Thu, Dec 4, 2008 (midnight)
Biopics are by nature formulaic, and music biopics even more so, so it should probably come as no surprise that Cadillac Records, which is essentially several music biopics in one, is all formula, all the time. The heavily streamlined and fictionalized story of influential Chess Records is like Dreamgirls lite, a flat, bland, lifeless version of that lavish musical about the rise of another important record label (Motown).
The two films also share a star in Knowles, who’s been heavily touted in Cadillac’s promotional materials but doesn’t actually show up until more than halfway into the movie as powerhouse singer Etta James. Knowles has amazing pipes, unlike everyone else in the movie, and it’s clear that writer-director Martin knew which aspect of her star to showcase: Recording-studio sequences featuring other artists generally introduce quick montages, but when Knowles’ James opens her mouth to sing, we hear the entire song uninterrupted.
That’s not necessarily a bad thing, since the music is the best thing the movie has going for it. Chess was built primarily on the success of blues legend Muddy Waters (Wright), who along with founder Leonard Chess (Brody) helped grow the Chicago-based enterprise into a nationally recognized juggernaut. Or, at least that’s how the movie tells it; in reality Chess’ brother Phil ran the label with him, but he’s nowhere to be found in the movie, and numerous important Chess milestones and artists are left out as well.

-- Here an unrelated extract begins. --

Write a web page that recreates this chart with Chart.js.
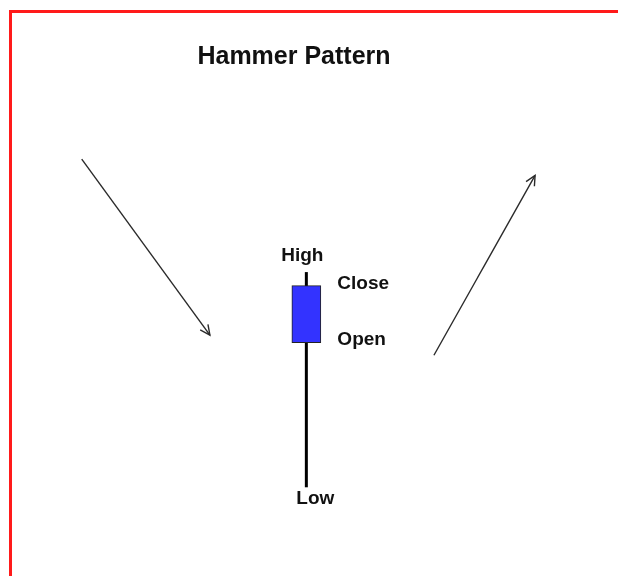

That’s probably for the best, since Martin has too much to deal with already. She tries to tell the life stories of Leonard Chess, Waters, James and harmonica virtuoso Little Walter (Short), throwing in Chuck Berry (Mos Def) and Howlin’ Wolf (Eamonn Walker) along the way, and as a result gives each one short shrift. All we get is a highlights package, with clichéd moments including prophetic first sips of alcohol, crying girlfriends home alone while their men are out carousing and naïve musicians signing contracts they don’t understand. It’s all wrapped up with heavy-handed narration from Cedric the Entertainer as Chess house songwriter Willie Dixon. The real, complex life story of any one of the people involved would probably have made for a worthwhile movie, but this condensed version does none of them justice.